Aim of the exercise
Starting at the first line of the listing below, retype each line up to and including the one that contains "ReferenceArea, ReferenceLine, Label". Leave pictures out.

##########

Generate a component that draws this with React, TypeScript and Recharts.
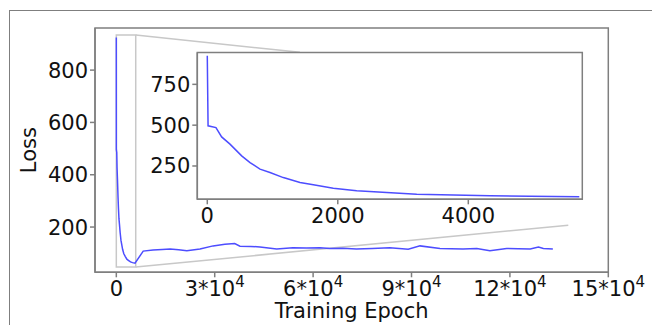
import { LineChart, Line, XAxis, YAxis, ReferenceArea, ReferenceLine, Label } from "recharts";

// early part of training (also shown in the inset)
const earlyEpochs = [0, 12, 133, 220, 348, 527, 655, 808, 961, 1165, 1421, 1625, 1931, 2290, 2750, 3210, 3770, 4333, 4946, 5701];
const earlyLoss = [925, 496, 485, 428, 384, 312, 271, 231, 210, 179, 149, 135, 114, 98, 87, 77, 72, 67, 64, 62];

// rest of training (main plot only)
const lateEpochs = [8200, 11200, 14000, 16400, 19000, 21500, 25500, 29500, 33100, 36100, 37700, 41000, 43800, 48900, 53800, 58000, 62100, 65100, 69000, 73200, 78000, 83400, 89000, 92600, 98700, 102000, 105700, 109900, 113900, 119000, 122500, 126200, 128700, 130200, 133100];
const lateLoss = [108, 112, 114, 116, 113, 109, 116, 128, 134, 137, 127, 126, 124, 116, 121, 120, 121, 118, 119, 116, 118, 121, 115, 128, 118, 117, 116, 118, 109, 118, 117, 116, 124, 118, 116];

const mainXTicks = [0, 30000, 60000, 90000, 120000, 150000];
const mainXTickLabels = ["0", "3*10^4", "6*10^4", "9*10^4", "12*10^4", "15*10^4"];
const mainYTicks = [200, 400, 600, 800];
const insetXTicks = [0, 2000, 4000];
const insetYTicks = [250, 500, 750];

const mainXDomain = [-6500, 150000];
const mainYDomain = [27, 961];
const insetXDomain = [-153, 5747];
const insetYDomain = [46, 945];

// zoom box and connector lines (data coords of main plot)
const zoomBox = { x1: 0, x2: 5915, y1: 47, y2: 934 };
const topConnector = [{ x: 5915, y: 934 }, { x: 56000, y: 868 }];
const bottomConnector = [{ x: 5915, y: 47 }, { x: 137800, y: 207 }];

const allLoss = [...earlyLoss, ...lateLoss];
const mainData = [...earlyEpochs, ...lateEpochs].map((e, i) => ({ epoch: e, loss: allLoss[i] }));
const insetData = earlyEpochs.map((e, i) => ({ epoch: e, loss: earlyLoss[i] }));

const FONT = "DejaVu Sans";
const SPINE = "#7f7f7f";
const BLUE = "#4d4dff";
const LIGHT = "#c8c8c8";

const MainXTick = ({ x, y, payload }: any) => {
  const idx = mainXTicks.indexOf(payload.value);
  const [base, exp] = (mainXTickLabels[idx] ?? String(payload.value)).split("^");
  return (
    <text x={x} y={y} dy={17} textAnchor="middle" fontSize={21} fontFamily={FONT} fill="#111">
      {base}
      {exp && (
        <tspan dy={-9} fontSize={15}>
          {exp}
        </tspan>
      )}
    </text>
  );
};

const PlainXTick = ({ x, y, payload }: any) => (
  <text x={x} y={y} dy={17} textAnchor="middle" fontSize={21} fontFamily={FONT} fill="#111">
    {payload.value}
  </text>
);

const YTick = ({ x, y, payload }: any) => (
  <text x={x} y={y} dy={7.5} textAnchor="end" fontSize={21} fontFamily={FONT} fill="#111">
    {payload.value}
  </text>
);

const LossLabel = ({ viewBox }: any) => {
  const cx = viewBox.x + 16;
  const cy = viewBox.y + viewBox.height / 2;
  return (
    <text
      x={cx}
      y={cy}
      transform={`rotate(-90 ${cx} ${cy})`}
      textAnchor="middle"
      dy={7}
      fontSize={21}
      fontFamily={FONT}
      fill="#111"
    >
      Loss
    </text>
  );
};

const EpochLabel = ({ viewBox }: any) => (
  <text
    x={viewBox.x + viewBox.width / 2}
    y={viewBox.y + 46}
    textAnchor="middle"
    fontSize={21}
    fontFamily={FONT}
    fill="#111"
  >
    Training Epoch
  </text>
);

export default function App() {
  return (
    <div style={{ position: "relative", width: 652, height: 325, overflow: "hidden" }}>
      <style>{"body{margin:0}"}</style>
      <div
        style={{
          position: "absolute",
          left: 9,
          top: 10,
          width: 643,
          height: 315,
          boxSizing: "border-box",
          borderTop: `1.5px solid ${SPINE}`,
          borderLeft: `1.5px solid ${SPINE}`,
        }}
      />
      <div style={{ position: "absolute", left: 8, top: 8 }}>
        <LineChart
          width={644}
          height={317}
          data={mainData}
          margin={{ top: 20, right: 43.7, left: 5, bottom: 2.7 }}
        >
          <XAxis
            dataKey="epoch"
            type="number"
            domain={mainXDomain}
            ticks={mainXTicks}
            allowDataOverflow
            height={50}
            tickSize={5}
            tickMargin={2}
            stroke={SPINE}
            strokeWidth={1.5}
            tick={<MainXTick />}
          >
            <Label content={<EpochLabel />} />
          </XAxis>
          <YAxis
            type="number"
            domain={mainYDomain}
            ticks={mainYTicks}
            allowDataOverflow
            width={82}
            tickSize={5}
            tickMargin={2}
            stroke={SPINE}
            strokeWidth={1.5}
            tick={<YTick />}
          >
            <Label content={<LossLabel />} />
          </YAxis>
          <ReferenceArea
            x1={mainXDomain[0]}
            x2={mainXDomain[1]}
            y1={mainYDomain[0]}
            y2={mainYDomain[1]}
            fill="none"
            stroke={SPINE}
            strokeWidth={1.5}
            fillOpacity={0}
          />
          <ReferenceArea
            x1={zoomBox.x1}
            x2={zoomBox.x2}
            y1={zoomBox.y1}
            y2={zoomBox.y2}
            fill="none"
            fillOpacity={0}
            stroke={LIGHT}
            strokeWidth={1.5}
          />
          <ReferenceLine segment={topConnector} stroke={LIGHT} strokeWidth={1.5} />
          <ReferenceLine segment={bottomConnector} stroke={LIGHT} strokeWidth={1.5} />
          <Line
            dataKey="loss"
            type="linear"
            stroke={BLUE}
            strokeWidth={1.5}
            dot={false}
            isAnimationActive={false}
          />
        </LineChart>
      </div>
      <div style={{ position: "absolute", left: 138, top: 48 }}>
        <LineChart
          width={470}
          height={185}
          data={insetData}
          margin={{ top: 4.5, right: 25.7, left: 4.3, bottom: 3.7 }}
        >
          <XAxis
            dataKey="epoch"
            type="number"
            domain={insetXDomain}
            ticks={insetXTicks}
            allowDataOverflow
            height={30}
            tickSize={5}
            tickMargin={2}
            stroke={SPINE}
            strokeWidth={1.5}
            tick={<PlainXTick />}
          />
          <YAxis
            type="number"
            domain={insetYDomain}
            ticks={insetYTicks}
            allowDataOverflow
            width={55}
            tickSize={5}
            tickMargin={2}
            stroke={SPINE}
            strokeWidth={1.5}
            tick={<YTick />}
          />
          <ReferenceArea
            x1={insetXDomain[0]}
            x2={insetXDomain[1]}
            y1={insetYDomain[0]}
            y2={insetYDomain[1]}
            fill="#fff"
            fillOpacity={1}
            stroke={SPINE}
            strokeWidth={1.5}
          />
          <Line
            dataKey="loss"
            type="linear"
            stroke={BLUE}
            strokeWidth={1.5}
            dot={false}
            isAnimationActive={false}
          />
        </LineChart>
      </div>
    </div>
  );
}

##########

Reply to the exercise
Generate a component that draws this with React, TypeScript and Recharts.
import { LineChart, Line, XAxis, YAxis, ReferenceArea, ReferenceLine, Label } from "recharts";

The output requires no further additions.